**Exercise brief**
What is to be printed is the span of lines starting at the one containing "Emit a component" and ending at the one containing "import * as", reproduced exactly with pictures left out.

**Dataset entries**
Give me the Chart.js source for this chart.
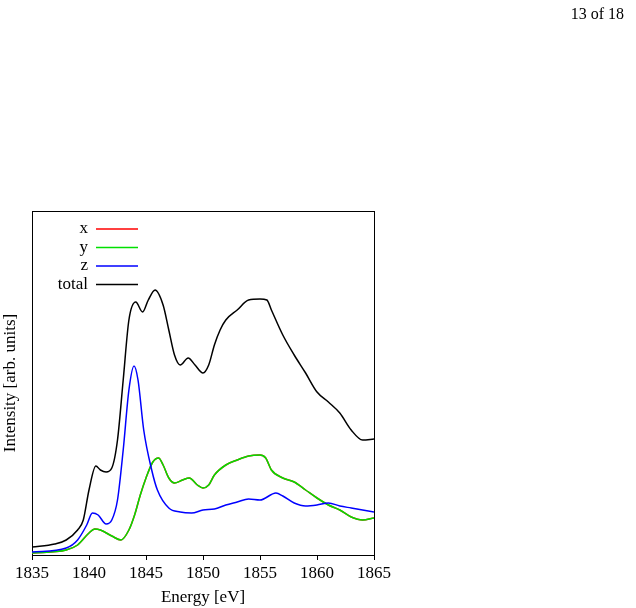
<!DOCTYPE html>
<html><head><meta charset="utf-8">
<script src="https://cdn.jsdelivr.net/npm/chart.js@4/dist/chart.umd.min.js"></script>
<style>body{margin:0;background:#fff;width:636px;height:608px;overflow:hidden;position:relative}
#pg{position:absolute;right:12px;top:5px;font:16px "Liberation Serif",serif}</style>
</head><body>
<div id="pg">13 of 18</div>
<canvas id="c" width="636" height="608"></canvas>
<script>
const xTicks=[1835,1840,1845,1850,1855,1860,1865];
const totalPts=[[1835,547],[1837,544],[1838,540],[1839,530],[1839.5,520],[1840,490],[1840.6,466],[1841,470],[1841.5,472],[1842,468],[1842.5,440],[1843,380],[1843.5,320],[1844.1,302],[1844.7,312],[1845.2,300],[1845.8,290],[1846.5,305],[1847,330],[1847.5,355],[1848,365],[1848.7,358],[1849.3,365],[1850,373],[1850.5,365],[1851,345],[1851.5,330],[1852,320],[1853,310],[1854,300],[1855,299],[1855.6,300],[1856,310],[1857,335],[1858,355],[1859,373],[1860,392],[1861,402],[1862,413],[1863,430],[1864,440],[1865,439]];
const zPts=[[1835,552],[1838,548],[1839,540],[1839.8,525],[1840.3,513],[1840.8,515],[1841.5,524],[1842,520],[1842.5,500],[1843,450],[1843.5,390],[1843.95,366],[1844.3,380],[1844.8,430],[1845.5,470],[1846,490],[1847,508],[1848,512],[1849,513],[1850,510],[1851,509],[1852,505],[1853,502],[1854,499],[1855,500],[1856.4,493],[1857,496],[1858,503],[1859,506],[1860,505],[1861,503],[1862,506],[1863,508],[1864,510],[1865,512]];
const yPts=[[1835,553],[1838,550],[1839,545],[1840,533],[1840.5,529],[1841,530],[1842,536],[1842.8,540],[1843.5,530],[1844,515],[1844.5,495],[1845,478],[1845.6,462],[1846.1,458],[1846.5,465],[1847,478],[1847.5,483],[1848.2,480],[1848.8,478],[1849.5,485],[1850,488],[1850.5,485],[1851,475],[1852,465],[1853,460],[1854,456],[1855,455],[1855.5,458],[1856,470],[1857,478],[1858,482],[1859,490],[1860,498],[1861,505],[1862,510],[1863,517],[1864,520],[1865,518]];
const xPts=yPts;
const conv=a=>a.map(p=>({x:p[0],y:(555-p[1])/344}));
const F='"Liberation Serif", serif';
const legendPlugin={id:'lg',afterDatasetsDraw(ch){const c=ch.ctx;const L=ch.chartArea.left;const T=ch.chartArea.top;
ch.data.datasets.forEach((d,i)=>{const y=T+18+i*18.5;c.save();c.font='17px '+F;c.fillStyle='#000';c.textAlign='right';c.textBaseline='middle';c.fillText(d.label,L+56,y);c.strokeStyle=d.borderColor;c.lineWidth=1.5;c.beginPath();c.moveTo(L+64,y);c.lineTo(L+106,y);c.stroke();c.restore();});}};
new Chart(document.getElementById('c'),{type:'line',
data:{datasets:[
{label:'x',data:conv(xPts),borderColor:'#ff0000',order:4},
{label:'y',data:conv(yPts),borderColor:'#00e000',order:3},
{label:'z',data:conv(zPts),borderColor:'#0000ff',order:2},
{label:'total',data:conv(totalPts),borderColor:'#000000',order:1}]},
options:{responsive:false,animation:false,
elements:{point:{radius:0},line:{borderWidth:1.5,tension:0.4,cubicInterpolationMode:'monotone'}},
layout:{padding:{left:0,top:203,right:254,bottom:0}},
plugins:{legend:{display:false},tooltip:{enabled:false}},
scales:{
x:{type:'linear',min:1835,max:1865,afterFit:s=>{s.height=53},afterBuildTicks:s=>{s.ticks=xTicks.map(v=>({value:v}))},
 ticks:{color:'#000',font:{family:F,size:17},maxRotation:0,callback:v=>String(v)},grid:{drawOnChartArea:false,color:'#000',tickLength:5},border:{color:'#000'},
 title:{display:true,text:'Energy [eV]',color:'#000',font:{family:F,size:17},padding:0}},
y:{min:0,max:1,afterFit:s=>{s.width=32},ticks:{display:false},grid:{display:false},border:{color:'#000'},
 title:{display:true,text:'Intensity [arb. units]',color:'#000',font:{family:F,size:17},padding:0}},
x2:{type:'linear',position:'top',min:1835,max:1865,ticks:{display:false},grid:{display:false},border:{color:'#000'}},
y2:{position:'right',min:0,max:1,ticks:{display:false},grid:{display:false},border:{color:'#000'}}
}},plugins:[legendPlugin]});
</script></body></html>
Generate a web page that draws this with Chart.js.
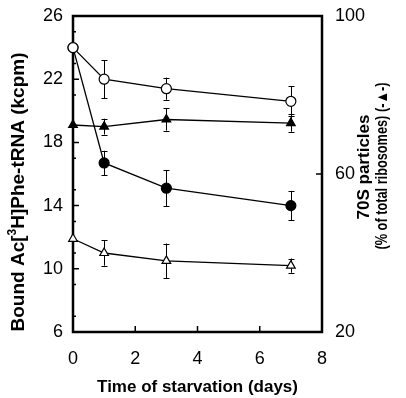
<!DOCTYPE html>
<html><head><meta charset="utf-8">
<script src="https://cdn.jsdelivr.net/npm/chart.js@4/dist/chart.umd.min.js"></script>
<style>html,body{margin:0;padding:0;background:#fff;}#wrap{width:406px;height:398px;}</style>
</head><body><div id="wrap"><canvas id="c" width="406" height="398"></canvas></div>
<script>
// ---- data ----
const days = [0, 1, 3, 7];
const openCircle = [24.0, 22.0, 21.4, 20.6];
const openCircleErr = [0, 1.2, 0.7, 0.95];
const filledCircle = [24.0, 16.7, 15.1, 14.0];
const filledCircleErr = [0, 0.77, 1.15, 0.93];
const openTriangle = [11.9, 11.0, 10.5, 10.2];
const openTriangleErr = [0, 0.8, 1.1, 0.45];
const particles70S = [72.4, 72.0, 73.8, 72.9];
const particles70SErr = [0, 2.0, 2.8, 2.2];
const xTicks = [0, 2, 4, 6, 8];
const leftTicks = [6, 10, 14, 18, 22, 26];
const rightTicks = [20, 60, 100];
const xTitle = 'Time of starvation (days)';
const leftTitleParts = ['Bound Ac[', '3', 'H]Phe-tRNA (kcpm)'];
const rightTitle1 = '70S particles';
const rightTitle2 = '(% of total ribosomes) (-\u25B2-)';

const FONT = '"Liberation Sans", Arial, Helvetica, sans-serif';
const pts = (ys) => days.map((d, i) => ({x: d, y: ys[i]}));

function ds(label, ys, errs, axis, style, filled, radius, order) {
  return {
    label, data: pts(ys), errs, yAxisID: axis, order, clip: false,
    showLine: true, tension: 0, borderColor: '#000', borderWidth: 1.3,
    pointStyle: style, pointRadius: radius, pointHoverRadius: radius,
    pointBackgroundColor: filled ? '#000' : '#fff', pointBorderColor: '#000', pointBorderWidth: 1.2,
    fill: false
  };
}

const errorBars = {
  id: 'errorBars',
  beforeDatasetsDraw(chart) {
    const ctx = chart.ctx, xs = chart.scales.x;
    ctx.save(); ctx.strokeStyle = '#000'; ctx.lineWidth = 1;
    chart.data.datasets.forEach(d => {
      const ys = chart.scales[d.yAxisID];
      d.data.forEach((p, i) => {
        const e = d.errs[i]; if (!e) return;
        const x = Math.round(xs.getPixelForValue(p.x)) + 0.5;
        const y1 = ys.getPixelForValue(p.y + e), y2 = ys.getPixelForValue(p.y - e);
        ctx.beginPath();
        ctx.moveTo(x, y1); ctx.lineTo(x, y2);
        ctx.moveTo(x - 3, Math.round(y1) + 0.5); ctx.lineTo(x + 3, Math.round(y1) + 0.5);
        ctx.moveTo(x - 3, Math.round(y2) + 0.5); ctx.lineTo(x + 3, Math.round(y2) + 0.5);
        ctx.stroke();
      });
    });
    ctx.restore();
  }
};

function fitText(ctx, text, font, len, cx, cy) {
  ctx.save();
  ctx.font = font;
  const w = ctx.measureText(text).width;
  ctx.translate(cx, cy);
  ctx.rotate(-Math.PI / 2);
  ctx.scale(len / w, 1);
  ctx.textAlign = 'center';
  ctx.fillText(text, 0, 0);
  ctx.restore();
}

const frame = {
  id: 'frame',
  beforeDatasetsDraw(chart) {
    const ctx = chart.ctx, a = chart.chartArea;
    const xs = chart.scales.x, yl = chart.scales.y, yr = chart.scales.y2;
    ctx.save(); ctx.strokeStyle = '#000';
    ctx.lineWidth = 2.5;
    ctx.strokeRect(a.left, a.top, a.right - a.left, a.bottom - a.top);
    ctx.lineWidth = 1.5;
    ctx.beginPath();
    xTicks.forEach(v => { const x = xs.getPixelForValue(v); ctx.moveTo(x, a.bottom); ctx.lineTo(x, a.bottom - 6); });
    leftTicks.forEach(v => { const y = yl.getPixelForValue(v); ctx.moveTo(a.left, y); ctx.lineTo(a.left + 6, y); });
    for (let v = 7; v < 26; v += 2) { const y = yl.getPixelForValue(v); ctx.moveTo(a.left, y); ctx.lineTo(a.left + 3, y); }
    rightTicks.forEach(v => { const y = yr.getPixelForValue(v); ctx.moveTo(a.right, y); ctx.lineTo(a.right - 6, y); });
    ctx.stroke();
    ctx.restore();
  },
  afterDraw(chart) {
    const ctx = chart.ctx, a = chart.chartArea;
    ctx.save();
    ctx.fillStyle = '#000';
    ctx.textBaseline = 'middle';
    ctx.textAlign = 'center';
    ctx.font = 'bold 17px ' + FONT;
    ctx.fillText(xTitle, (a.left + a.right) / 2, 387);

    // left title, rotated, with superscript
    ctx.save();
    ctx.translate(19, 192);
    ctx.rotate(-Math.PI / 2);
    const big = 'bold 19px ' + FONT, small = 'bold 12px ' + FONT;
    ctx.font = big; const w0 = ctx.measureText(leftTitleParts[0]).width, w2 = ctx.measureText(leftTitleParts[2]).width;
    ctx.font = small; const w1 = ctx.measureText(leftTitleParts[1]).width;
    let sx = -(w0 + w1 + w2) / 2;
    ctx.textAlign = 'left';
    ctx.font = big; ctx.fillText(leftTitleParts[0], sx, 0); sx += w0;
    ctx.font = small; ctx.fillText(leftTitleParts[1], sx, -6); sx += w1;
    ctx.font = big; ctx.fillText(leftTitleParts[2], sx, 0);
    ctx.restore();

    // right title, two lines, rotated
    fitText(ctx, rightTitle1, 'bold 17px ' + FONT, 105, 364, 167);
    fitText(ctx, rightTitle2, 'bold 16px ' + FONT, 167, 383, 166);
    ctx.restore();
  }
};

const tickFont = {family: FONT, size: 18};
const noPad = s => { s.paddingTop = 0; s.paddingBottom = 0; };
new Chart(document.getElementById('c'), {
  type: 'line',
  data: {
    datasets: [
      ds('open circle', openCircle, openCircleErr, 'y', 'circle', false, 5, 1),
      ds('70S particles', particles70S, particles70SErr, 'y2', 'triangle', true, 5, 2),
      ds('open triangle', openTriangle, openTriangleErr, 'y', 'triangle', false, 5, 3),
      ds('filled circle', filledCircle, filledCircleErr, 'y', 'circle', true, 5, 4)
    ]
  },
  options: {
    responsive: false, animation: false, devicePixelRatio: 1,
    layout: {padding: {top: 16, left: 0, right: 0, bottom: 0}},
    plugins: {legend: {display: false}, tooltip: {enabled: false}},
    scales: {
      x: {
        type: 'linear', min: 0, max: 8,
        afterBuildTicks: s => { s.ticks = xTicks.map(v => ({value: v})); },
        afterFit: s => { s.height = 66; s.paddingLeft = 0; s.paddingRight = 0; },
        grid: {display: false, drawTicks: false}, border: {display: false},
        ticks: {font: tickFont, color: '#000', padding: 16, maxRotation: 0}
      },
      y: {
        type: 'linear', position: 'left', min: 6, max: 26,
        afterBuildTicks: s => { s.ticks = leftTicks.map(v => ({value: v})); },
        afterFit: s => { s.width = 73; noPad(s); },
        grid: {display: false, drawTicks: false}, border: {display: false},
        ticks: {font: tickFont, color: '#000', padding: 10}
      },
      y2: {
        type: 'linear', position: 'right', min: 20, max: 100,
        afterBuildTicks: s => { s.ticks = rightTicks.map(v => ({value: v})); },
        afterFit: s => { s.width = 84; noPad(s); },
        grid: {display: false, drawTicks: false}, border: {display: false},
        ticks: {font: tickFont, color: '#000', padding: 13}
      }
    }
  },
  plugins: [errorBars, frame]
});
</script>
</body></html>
...
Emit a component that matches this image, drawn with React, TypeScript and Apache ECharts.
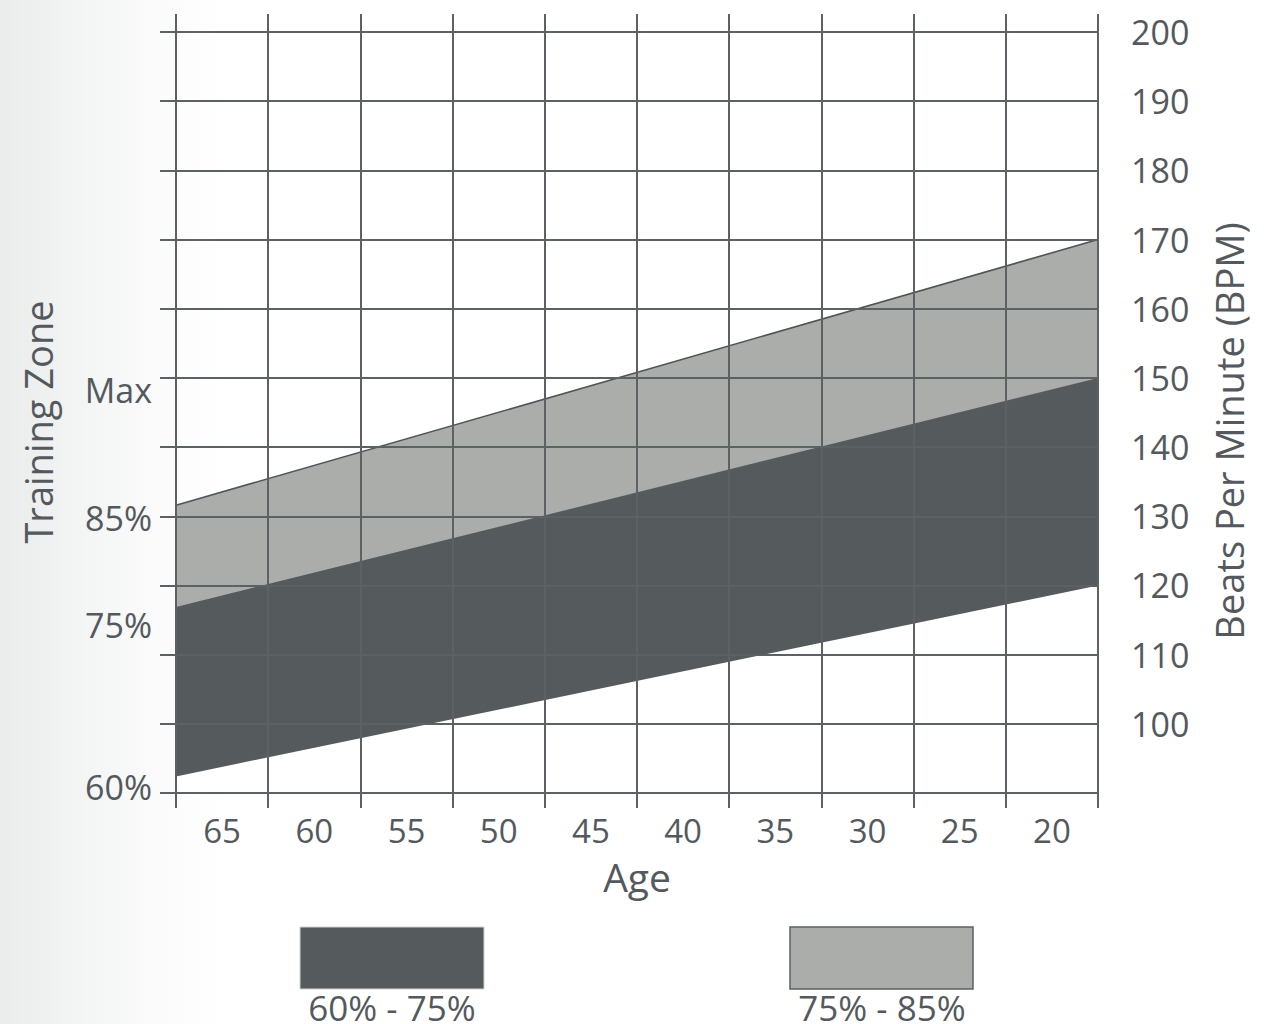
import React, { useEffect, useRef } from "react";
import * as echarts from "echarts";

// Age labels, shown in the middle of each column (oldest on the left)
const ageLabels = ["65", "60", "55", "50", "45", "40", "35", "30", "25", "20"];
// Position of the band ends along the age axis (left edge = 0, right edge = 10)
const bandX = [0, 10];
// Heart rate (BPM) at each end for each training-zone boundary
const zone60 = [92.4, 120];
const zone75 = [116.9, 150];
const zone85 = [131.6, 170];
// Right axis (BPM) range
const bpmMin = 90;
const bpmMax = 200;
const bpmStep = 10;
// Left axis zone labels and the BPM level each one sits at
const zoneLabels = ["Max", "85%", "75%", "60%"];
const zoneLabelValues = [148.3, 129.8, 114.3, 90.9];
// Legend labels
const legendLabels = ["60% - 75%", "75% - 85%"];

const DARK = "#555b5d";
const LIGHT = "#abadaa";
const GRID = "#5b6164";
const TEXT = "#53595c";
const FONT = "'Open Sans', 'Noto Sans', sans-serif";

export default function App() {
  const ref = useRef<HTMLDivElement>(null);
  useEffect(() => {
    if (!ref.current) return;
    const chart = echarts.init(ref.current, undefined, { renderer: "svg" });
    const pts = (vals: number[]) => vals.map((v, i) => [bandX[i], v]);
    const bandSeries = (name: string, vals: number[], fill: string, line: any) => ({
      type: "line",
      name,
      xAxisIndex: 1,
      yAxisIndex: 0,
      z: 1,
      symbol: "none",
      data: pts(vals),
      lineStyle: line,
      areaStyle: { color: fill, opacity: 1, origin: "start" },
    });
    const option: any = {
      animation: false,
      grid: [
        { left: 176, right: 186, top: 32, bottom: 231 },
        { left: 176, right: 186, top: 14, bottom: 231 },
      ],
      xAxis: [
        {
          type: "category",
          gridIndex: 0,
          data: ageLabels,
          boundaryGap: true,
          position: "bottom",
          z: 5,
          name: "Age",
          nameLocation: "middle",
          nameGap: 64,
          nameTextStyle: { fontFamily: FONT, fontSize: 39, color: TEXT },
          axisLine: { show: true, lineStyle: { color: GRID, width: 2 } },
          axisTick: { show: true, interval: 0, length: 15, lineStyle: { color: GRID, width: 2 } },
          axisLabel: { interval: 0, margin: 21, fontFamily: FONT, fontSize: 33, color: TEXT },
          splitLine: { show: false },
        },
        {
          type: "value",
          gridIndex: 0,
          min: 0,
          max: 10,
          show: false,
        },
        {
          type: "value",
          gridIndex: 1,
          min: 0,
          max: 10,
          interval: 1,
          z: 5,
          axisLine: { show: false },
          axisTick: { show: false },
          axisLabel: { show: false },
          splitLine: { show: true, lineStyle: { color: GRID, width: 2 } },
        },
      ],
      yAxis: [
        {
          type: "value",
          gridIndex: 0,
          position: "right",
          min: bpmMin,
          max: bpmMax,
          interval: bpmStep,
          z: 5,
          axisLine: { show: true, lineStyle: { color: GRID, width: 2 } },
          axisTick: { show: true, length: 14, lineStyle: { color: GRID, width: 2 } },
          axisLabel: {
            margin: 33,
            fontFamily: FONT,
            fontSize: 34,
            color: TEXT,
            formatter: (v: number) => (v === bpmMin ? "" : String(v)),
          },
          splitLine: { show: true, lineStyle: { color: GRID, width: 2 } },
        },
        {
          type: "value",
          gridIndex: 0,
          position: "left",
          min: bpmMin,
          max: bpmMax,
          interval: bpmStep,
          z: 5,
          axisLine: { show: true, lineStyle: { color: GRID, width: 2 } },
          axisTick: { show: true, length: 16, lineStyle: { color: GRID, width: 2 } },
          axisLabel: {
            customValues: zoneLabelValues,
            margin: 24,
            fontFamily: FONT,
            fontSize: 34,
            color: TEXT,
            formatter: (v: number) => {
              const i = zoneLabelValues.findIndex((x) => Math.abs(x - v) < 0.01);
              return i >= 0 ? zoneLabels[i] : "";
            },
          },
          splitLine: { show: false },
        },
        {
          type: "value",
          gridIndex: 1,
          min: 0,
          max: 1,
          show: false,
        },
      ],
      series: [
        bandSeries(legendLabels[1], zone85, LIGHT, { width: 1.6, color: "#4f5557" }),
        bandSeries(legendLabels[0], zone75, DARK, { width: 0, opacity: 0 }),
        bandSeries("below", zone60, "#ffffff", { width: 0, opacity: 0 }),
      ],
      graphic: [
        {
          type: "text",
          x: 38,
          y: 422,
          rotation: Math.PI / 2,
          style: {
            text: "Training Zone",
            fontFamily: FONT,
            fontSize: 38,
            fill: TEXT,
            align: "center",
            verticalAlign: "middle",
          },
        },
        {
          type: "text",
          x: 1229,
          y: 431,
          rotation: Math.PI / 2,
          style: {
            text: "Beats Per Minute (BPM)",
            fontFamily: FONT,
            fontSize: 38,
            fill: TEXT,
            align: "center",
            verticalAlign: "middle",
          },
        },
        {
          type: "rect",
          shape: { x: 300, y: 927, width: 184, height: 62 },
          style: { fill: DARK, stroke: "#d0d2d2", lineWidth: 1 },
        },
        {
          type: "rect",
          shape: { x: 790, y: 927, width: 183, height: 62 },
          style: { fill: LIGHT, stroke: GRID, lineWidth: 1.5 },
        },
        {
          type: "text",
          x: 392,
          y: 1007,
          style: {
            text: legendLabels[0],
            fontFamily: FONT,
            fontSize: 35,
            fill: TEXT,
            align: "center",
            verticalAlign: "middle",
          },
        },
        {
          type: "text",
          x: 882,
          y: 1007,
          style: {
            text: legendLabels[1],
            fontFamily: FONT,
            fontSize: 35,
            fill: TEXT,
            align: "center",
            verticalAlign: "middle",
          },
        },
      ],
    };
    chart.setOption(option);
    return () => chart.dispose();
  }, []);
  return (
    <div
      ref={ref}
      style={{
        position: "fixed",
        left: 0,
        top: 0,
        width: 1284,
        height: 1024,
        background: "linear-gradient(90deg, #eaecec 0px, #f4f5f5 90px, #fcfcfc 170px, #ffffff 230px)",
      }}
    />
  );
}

**Answer to the exercise**
Emit a component that matches this image, drawn with React, TypeScript and Apache ECharts.
import React, { useEffect, useRef } from "react";
import * as echarts from "echarts";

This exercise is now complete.